I’ve rested my hand on the knee of parents in their lounge room as they revealed how their teenager had contemplated suicide, forcing them to move all sharp objects in the house into a box in a high cupboard.
I’ve lobbied on behalf of a mother who was asked to pay for a copy of a report into her own son’s rape.
I’ve attended funerals of children taken too soon and spent nights on my way home from work thinking about teenagers who believed suicide was their only option.
Much of what I have heard is too graphic to print.
Sometimes, as a reporter, you can separate yourself from what you’re told, but hearing about the sickening abuse of one young girl brought me to the point of vomiting.

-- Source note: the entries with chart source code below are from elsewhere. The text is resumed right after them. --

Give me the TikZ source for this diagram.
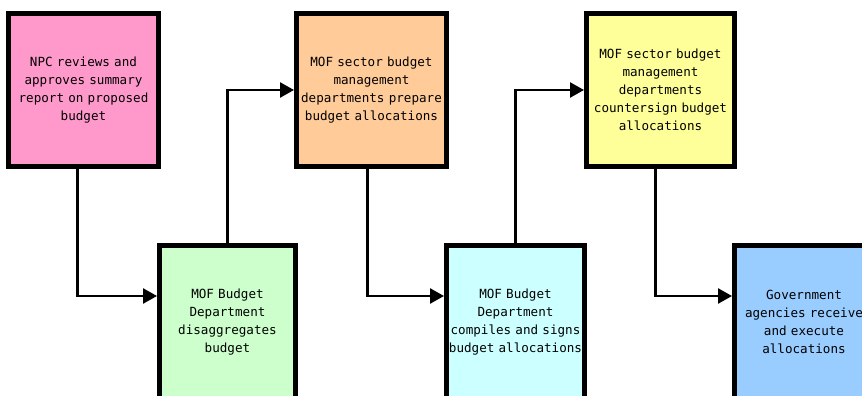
\documentclass[tikz,border=0pt]{standalone}
\usepackage{fontspec}
\setmonofont{DejaVu Sans Mono}
\usetikzlibrary{arrows.meta}
\definecolor{npcpink}{HTML}{FF99CC}
\definecolor{sectororange}{HTML}{FFCC99}
\definecolor{signyellow}{HTML}{FFFF99}
\definecolor{deptgreen}{HTML}{CCFFCC}
\definecolor{compilecyan}{HTML}{CCFFFF}
\definecolor{agencyblue}{HTML}{99CCFF}
\tikzset{
    every node/.style={rectangle, draw, line width=5pt, align=center,
    	text width=144pt, minimum height=153pt, inner xsep=0pt,
    	font=\ttfamily\fontsize{12.6}{18}\selectfont}
}
\tikzset{
    flow/.style={line width=2.5pt, -{Triangle[length=14pt,width=15pt]}}
}

\begin{document}
\begin{tikzpicture}[x=1pt, y=-1pt]
	\useasboundingbox (0,0) rectangle (862,396);
	\fill[white] (0,0) rectangle (862,396);
	\node [fill=npcpink, minimum width=150pt] (npc) at (83.5,90) {NPC reviews and\\approves summary\\report on proposed\\budget};
	\node [fill=sectororange, minimum width=150pt] (prepare) at (371.5,90) {MOF sector budget\\management\\departments prepare\\budget allocations};
	\node [fill=signyellow, minimum width=148pt] (countersign) at (660.5,90) {MOF sector budget\\management\\departments\\countersign budget\\allocations};
	\node [fill=deptgreen, minimum width=136pt, text width=134pt] (disagg) at (227.5,322) {MOF Budget\\Department\\disaggregates\\budget};
	\node [fill=compilecyan, minimum width=138pt, text width=136pt] (compile) at (515.5,322) {MOF Budget\\Department\\compiles and signs\\budget allocations};
	\node [fill=agencyblue, minimum width=139pt, text width=136pt] (agency) at (804,322) {Government\\agencies receive\\and execute\\allocations};
	\draw[flow] ([xshift=-6pt]npc.south) |- ([yshift=26pt]disagg.west);
	\draw[flow] (disagg.north) |- (prepare.west);
	\draw[flow] ([xshift=-4pt]prepare.south) |- ([yshift=26pt]compile.west);
	\draw[flow] (compile.north) |- (countersign.west);
	\draw[flow] ([xshift=-5pt]countersign.south) |- ([yshift=26pt]agency.west);
\end{tikzpicture}
\end{document}
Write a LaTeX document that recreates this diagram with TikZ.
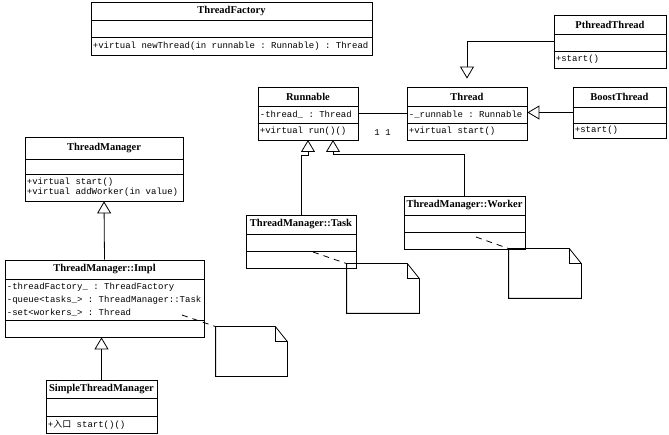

I’ve broken down on occasions after covering cases that lodged themselves under my skin.
I am constantly amazed at — and grateful for — the willingness of people to share these stories with me.
They bare their most painful and shameful moments to a complete stranger and the responsibility that comes with that is not lost on me.
They often do it because, as humans, it helps to talk.
But they also do it because they expect that by talking to the media they can get something changed.
There have been improvements.
Families SA is reporting monthly updates on information which I have previously spent months chasing.
Some requests are denied, but more often they are delayed — for weeks and months at a time.
Many of the front page stories which exposed problems took months to get to print.
Today, a deluge of information will be unleashed through former Justice Nyland’s report.
I hope it encourages more transparency. To fix a problem, we have to know exactly what we’re dealing with.
I hope it shocks the community into realising how bad the problem is.
The state has a responsibility to the kids it takes into its care.
But the reason many of those kids needed saving is because they were living in unsafe homes to begin with.
I hope this report empowers all of us to decide this treatment of children is not OK, to call it out where we see it and to help when we can.
Today feels like the end of a long journey for a lot of people, but it is really only the beginning.